_INSTRUCTIONS FOR THE TASK_: Give back only the lines in the records below from the one with "Reproduce this diagram with TikZ." to the one with "minimum width=145pt, minimum", both inclusive, word for word.

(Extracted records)

◇ ◇ ◇ ◇ ◇

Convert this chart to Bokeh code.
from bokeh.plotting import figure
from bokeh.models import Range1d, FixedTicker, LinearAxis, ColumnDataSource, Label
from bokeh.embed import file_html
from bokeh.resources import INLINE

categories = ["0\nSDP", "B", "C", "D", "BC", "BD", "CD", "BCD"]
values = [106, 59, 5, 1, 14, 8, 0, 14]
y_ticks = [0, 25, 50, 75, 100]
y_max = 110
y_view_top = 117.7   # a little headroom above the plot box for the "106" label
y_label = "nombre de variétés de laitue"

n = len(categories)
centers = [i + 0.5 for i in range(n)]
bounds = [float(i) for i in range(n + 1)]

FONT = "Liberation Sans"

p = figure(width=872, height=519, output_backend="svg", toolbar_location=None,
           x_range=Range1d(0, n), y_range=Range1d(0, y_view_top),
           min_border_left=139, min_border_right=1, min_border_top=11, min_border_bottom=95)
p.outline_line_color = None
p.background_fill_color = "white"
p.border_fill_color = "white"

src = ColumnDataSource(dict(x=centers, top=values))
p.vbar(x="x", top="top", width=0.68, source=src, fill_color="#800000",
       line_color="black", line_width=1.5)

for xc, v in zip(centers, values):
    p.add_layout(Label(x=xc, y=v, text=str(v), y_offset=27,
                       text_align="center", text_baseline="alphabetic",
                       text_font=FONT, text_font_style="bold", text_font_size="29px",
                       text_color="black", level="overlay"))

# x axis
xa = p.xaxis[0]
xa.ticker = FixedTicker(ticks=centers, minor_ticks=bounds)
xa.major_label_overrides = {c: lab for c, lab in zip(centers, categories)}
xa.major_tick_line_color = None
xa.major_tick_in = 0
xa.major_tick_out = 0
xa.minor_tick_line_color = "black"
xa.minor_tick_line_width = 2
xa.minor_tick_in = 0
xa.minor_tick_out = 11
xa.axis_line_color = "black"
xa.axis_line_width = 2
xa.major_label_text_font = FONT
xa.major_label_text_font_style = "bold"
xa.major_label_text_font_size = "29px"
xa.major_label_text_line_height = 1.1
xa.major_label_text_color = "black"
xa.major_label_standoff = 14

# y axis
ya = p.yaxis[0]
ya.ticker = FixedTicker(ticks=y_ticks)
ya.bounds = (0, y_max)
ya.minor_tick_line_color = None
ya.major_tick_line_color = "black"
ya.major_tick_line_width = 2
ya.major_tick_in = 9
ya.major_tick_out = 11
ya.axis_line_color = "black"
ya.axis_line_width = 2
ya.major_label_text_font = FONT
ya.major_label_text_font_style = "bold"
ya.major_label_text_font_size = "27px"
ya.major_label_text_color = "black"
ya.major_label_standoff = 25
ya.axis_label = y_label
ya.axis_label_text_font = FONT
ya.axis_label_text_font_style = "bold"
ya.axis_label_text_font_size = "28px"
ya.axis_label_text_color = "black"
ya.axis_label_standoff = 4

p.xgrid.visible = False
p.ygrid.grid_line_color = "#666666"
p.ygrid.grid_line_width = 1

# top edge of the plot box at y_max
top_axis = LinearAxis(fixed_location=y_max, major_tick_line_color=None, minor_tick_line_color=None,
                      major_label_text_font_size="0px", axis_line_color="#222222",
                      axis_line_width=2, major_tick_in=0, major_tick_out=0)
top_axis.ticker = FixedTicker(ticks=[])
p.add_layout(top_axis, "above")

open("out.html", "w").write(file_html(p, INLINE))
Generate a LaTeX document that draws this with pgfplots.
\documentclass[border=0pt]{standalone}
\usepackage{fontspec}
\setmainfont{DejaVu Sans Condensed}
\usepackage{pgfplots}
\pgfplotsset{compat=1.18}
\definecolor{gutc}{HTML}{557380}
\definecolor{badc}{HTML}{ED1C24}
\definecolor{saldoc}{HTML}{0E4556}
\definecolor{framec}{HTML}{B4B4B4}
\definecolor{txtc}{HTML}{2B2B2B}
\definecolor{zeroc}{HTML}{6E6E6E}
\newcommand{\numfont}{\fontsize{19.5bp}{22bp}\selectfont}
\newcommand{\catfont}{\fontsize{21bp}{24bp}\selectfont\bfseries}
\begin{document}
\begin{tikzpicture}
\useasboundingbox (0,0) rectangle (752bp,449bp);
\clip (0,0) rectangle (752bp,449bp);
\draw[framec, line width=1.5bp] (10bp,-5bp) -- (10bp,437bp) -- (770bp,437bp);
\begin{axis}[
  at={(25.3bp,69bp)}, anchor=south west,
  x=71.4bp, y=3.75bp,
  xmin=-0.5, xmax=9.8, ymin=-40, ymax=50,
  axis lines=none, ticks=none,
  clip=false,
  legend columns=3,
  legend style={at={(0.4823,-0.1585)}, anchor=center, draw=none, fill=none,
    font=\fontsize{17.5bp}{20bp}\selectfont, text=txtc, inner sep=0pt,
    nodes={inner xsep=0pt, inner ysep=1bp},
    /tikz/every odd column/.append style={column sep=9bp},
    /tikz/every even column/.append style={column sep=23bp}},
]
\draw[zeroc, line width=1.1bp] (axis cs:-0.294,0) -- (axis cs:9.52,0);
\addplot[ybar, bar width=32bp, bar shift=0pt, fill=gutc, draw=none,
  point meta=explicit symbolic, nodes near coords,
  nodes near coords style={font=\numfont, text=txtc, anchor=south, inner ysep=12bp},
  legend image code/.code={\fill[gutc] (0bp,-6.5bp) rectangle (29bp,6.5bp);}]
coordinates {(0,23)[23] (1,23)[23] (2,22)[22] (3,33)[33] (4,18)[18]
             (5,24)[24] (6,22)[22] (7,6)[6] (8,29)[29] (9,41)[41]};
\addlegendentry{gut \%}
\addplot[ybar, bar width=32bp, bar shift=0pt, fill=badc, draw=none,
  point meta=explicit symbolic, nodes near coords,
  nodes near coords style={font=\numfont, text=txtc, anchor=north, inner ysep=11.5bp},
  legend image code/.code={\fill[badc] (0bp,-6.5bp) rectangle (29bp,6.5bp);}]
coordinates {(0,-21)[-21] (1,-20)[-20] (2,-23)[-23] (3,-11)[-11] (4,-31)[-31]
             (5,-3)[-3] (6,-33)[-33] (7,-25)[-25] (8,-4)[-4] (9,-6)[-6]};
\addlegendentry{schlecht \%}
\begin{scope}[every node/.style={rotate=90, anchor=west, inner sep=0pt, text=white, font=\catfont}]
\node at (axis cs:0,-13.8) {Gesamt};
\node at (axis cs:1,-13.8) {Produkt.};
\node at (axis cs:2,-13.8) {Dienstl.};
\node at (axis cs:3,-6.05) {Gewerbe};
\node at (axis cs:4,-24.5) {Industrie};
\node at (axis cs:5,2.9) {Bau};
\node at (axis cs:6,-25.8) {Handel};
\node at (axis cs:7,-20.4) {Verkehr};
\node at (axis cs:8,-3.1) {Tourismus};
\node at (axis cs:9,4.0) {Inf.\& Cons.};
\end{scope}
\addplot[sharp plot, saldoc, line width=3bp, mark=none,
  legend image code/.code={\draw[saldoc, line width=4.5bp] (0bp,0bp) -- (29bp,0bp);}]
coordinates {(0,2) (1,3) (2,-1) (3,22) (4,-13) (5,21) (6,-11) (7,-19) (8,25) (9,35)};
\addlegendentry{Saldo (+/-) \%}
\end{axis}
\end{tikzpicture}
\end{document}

◇ ◇ ◇ ◇ ◇

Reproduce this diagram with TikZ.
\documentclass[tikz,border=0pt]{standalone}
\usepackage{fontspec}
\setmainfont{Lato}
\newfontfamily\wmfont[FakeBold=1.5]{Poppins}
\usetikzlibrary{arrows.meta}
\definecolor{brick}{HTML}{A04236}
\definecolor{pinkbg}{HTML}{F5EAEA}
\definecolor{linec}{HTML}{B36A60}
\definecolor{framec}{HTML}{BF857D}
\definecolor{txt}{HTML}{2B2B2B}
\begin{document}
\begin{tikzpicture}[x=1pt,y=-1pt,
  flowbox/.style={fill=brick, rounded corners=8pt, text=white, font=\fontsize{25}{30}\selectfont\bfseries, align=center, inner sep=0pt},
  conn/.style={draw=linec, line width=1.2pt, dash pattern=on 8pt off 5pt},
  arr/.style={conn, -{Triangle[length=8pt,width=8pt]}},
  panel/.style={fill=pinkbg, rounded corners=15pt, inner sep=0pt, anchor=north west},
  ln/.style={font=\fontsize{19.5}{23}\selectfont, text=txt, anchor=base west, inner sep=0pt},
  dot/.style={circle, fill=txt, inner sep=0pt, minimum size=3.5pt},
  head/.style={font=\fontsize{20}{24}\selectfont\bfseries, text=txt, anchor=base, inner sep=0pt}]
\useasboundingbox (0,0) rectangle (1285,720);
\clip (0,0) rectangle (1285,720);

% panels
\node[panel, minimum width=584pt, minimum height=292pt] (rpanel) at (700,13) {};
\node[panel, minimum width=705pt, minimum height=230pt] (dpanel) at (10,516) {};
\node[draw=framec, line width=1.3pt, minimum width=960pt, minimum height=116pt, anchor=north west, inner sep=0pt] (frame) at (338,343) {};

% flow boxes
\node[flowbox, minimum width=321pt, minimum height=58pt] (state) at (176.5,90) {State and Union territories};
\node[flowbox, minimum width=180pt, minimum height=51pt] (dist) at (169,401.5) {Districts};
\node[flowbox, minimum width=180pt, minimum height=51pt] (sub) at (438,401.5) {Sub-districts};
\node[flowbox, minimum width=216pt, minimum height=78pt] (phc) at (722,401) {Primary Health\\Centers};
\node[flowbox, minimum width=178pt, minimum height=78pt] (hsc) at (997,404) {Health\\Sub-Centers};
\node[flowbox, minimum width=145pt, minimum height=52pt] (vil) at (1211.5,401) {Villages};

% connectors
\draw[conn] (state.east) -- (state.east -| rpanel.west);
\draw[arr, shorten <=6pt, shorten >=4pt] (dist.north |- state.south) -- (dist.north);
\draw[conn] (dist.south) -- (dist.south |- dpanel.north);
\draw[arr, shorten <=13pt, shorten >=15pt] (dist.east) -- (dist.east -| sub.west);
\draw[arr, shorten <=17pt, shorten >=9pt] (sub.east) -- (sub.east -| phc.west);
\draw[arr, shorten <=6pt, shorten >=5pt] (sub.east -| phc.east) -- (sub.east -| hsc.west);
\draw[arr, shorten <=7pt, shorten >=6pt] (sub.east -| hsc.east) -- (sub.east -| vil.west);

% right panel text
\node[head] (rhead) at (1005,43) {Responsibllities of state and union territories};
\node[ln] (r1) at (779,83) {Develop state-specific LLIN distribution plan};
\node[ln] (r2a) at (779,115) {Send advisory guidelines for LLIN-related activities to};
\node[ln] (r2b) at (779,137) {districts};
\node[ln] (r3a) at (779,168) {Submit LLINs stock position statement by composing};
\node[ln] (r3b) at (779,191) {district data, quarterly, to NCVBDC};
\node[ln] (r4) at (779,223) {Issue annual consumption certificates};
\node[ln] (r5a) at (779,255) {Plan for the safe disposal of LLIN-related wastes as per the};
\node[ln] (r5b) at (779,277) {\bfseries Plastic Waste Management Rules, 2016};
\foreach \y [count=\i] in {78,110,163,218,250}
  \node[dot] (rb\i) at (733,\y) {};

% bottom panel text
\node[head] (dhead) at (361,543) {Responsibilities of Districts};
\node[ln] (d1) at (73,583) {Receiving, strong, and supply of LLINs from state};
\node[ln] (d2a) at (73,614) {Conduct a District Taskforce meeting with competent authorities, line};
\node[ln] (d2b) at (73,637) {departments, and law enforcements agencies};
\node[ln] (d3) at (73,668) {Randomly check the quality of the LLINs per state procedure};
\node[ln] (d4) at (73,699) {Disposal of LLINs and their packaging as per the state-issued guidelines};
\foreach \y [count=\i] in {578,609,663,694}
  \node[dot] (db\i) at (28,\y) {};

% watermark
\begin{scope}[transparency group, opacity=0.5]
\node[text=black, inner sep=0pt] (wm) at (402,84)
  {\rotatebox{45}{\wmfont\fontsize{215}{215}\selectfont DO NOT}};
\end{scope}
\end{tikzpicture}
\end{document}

◇ ◇ ◇ ◇ ◇

_RESPONSE TO THIS TASK_:
Reproduce this diagram with TikZ.
\documentclass[tikz,border=0pt]{standalone}
\usepackage{fontspec}
\setmainfont{Lato}
\newfontfamily\wmfont[FakeBold=1.5]{Poppins}
\usetikzlibrary{arrows.meta}
\definecolor{brick}{HTML}{A04236}
\definecolor{pinkbg}{HTML}{F5EAEA}
\definecolor{linec}{HTML}{B36A60}
\definecolor{framec}{HTML}{BF857D}
\definecolor{txt}{HTML}{2B2B2B}
\begin{document}
\begin{tikzpicture}[x=1pt,y=-1pt,
  flowbox/.style={fill=brick, rounded corners=8pt, text=white, font=\fontsize{25}{30}\selectfont\bfseries, align=center, inner sep=0pt},
  conn/.style={draw=linec, line width=1.2pt, dash pattern=on 8pt off 5pt},
  arr/.style={conn, -{Triangle[length=8pt,width=8pt]}},
  panel/.style={fill=pinkbg, rounded corners=15pt, inner sep=0pt, anchor=north west},
  ln/.style={font=\fontsize{19.5}{23}\selectfont, text=txt, anchor=base west, inner sep=0pt},
  dot/.style={circle, fill=txt, inner sep=0pt, minimum size=3.5pt},
  head/.style={font=\fontsize{20}{24}\selectfont\bfseries, text=txt, anchor=base, inner sep=0pt}]
\useasboundingbox (0,0) rectangle (1285,720);
\clip (0,0) rectangle (1285,720);

% panels
\node[panel, minimum width=584pt, minimum height=292pt] (rpanel) at (700,13) {};
\node[panel, minimum width=705pt, minimum height=230pt] (dpanel) at (10,516) {};
\node[draw=framec, line width=1.3pt, minimum width=960pt, minimum height=116pt, anchor=north west, inner sep=0pt] (frame) at (338,343) {};

% flow boxes
\node[flowbox, minimum width=321pt, minimum height=58pt] (state) at (176.5,90) {State and Union territories};
\node[flowbox, minimum width=180pt, minimum height=51pt] (dist) at (169,401.5) {Districts};
\node[flowbox, minimum width=180pt, minimum height=51pt] (sub) at (438,401.5) {Sub-districts};
\node[flowbox, minimum width=216pt, minimum height=78pt] (phc) at (722,401) {Primary Health\\Centers};
\node[flowbox, minimum width=178pt, minimum height=78pt] (hsc) at (997,404) {Health\\Sub-Centers};
\node[flowbox, minimum width=145pt, minimum height=52pt] (vil) at (1211.5,401) {Villages};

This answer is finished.